SABC now state broadcaster
WHOEVER had high hopes that South Africa would not go down the road that has been well-trodden by other African states since their independence must be sorely disappointed.
It’s taken a short seven years of the Jacob Zuma presidency to dismantle the nascent independence and professionalism of state institutions that Nelson Mandela and his successor Thabo Mbeki built during their terms of office.
The first institution to go when the current regime took charge was the specialised police unit, the Directorate of Special Operations, also known as the Scorpions.
Even the tax revenue service has not been spared the assault, with its former commissioner and now Minister of Finance Pravin Gordhan being threatened with arrest by acolytes who serve at the pleasure of our head of state.
But of all the acolytes and flunkeys who attend the Zuma court, none has been so brazen and so shameless in their eagerness to please the big chief as the de facto chief executive of the SABC, Hlaudi Motsoeneng.
Motsoeneng, whose actual designation is chief operating officer, runs the so-called public broadcaster as his personal fiefdom. In truth, the institution has long ceased to be in the service of the public, and is in reality a state broadcaster in the service of the dominant faction of the governing alliance, at the head of which sits our honourable president.
But even a footman of Motsoeneng’s calibre has outdone himself with his latest move to ban from television, images of protesters destroying public property.
Who is Motsoeneng to decide for millions of South Africans what they can watch on SABC news channels? Who gave him the mandate?
And how ironic that 22 years after the freedom election in 1994, the SABC has reverted to being an instrument of propaganda as it did under the apartheid government. In case some have forgotten, under the National Party, leaders of antiapartheid organisations such as the ANC were effectively banned from SABC channels.

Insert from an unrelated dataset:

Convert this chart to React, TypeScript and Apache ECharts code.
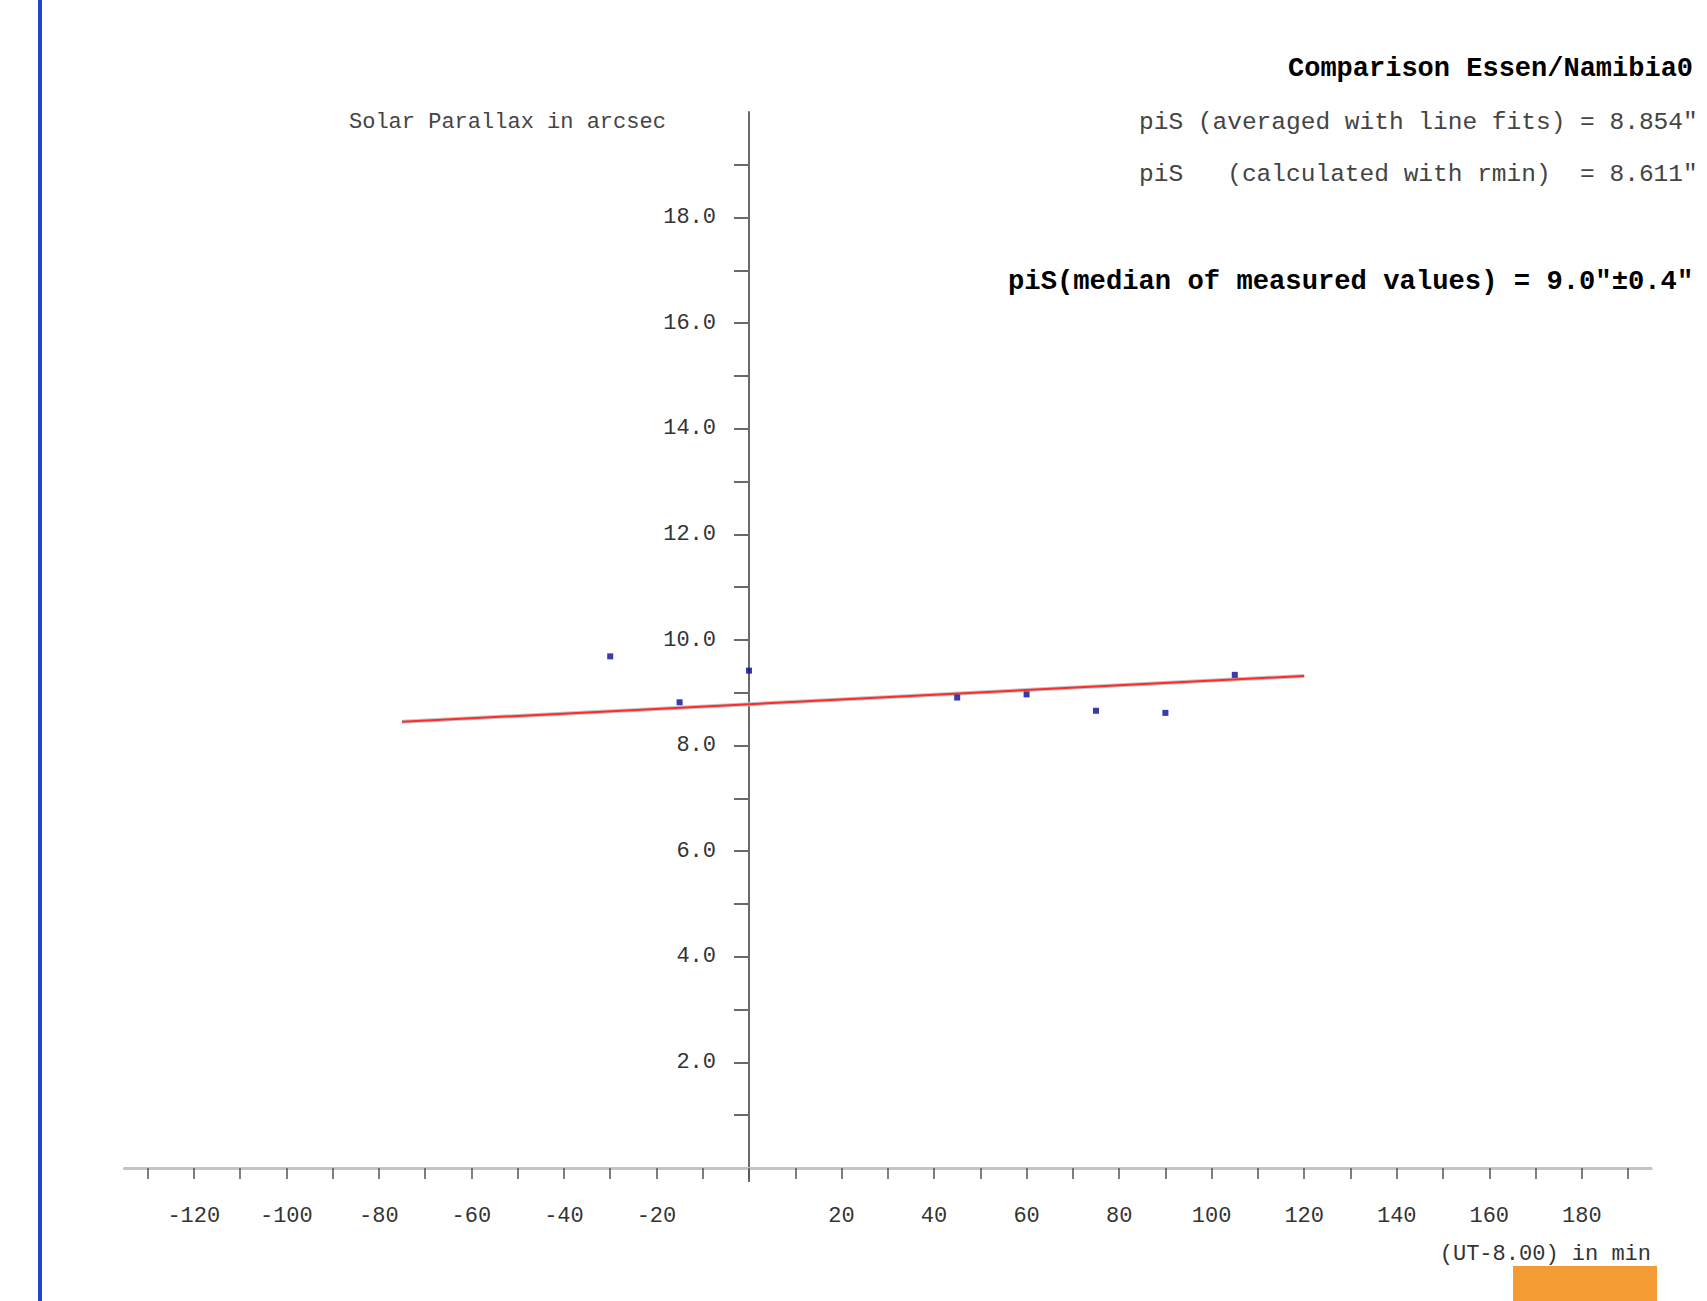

Is this the same ANC which suffered so much under the oppressive regime which now allows its deployee at the SABC to censor the views of members of the public demonstrating their unhappiness at the failure of government to deliver services?
Motsoeneng’s latest edict is not intended to discourage copycats from burning public property. Its main object is to shield the ANC from bad publicity ahead of the competitive local elections in two months.
The ANC is facing a tough election battle, arguably the toughest since the 1994 election. Motsoeneng is merely doing his part to ensure the governing party and his bosses have a competitive advantage in the propaganda stakes.
Welcome to Robert Mugabe’s Zimbabwe.
What a sad state of affairs for our country.